Craigmyle
Pictish Symbol Stone (Pictish)
Site Name Craigmyle
Classification Pictish Symbol Stone (Pictish)
Alternative Name(s) Cothill; Craigmyle House
Canmore ID 18025
Site Number NJ60SW 6
NGR NJ 64014 02344
Datum OSGB36 - NGR
Permalink http://canmore.org.uk/site/18025
- Council Aberdeenshire
- Parish Kincardine O'neil
- Former Region Grampian
- Former District Kincardine And Deeside
- Former County Aberdeenshire
Craigmyle, Aberdeenshire, Pictish symbol stone
Measurements: H 2.29m, W1.37m, D 0.61m
Stone type: granite
Place of discovery: NJ 6401 0234
Present location: in situ on a hill slope.
Evidence for discovery: recorded as a symbol stone in the late nineteenth century.
Present condition: very weathered and the symbols are very faint.
Description
A massive granite boulder, this bears two incised symbols, a notched rectangle above a serpent.
Date: seventh century.
References: ECMS pt 3, 159-60; Fraser 2008, no 12.

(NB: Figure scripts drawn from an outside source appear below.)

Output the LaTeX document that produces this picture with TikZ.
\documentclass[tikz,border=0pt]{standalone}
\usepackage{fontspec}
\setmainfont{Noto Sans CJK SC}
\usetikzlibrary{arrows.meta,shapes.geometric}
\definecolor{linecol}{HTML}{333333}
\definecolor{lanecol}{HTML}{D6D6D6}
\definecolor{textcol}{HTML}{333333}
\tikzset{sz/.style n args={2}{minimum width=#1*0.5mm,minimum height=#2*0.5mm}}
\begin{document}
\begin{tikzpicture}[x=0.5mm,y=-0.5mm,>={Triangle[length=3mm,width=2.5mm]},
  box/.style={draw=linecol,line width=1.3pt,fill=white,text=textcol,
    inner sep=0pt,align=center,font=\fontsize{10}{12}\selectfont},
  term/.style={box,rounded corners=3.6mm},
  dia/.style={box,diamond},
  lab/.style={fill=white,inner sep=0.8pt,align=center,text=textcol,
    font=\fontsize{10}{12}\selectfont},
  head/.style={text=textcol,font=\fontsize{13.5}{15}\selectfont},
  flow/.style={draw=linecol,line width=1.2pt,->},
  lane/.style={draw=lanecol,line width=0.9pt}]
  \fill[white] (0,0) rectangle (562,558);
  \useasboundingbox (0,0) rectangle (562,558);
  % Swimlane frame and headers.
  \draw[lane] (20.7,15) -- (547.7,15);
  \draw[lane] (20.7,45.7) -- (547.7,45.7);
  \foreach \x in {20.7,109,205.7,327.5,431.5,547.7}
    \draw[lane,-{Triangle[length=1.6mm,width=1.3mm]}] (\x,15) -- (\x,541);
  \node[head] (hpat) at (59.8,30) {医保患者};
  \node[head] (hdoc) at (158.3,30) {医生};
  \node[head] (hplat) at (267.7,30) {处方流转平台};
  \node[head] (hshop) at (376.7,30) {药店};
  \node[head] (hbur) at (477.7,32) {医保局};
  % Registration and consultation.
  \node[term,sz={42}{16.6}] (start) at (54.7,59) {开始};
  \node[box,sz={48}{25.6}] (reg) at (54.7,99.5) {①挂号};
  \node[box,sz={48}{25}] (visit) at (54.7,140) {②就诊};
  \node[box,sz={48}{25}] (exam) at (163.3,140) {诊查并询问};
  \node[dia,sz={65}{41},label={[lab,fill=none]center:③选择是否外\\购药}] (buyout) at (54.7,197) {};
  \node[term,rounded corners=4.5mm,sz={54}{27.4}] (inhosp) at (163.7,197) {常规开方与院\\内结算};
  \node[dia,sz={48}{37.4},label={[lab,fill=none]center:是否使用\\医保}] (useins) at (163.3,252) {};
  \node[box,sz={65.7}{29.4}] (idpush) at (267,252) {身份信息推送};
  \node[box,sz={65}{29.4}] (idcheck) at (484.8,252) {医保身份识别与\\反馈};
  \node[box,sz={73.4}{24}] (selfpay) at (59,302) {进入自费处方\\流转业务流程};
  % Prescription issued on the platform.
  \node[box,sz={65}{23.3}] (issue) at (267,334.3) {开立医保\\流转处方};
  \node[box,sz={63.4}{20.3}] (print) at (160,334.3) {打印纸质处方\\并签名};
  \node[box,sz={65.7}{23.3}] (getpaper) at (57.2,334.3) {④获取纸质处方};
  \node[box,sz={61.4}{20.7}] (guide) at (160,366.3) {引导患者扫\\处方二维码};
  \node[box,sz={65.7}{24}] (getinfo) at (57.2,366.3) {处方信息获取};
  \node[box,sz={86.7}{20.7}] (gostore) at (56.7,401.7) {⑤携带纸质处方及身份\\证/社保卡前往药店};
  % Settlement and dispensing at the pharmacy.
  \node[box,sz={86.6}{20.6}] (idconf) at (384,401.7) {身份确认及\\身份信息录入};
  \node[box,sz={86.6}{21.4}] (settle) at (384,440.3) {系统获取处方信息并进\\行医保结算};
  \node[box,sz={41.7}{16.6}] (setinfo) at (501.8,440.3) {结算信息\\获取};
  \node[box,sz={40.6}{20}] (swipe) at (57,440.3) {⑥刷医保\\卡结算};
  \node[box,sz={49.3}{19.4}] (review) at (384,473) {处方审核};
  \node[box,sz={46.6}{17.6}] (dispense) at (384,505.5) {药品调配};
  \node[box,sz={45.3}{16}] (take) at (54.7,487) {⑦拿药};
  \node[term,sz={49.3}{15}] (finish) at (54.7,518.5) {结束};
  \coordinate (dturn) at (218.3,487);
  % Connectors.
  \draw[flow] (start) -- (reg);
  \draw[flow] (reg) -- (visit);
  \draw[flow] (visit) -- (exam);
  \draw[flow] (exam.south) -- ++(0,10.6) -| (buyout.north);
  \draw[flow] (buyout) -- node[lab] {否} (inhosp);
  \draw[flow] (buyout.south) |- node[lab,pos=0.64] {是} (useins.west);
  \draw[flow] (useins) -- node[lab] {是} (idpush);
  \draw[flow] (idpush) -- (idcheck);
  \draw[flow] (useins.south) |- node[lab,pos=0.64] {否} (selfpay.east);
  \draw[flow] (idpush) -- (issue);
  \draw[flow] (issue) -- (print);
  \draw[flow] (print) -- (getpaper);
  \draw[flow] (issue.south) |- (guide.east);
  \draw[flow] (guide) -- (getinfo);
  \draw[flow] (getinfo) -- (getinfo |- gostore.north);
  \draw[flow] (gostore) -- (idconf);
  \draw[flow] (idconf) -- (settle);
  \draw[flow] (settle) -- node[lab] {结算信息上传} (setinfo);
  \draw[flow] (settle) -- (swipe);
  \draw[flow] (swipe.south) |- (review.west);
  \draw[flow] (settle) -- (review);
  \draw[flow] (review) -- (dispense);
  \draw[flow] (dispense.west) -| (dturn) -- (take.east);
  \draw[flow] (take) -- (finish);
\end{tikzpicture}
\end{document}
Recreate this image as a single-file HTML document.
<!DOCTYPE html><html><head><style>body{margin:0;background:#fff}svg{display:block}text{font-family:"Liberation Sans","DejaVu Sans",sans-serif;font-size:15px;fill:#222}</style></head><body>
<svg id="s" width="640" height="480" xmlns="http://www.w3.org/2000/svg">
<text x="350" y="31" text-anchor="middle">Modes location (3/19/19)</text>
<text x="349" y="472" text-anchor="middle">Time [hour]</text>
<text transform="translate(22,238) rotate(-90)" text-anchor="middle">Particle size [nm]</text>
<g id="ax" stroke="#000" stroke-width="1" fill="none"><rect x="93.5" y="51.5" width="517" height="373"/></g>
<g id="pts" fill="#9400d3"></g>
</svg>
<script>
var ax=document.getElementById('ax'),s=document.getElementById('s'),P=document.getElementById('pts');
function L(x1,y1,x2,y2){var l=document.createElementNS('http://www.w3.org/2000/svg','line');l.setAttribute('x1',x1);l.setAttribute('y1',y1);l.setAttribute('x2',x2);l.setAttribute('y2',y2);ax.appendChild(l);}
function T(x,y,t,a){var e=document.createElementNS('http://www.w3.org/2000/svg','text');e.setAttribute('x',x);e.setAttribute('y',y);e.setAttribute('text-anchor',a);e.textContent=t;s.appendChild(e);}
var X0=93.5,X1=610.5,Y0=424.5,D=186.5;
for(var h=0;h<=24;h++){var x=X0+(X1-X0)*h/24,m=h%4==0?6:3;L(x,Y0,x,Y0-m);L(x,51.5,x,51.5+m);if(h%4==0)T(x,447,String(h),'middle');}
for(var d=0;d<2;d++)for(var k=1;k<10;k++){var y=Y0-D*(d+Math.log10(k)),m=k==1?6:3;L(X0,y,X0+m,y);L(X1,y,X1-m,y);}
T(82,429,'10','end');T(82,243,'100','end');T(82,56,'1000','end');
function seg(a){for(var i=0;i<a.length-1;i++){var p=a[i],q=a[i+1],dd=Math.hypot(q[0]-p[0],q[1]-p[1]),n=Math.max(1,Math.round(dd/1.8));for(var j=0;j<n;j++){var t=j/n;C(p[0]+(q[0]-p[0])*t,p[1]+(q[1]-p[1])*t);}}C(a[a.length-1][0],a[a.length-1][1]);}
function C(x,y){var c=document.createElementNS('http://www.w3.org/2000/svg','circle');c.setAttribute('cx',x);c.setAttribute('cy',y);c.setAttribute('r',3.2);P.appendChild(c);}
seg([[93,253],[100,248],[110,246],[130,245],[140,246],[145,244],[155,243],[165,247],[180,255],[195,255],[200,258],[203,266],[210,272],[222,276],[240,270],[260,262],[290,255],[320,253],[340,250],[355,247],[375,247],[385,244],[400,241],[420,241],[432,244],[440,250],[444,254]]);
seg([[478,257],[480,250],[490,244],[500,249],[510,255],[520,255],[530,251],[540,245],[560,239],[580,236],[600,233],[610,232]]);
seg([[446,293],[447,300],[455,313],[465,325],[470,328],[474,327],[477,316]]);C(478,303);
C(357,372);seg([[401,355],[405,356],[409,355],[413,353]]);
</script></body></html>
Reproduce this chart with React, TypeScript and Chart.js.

Compiled by A Ritchie 2017
Field Visit (13 July 1943)
This site was included within the RCAHMS Emergency Survey (1942-3), an unpublished rescue project. Site descriptions, organised by county, vary from short notes to lengthy and full descriptions and are available to view online with contemporary sketches and photographs. The original typescripts, manuscripts, notebooks and photographs can also be consulted in the RCAHMS Search Room.
Information from RCAHMS (GFG) 10 December 2014.
Field Visit (12 July 1972)
A symbol stone generally as described. Oriented NW-SE, with the scarcely discernable symbols on the flat SE face. There is no evidence for a stone circle.
Visited by OS (ISS) 12 July 1972.
Desk Based Assessment (1972)
NJ60SW 6 64014 02344.
(NJ 6402 0235) Stone Circle (NR) (Remains of)
OS 6" map, Aberdeenshire, 1st ed., (1866)
Sculptured Stone (NR)
OS 6" map, (1959)
An upright symbol-slab of granite, nearly rectangular 7'6" high, 4'6" wide and 1'3" to 2' thick, which is said to be the remains of a stone circle (information from P L Gordon, Craigmyle House). The two-legged rectangle symbol and the serpent are incised on the face.
J R Allen and J Anderson 1903; Name Book 1866.
Information from OS.
Reference (1997)
Class I symbol stone : S.S.W.face shows a divided rectangle above a serpent.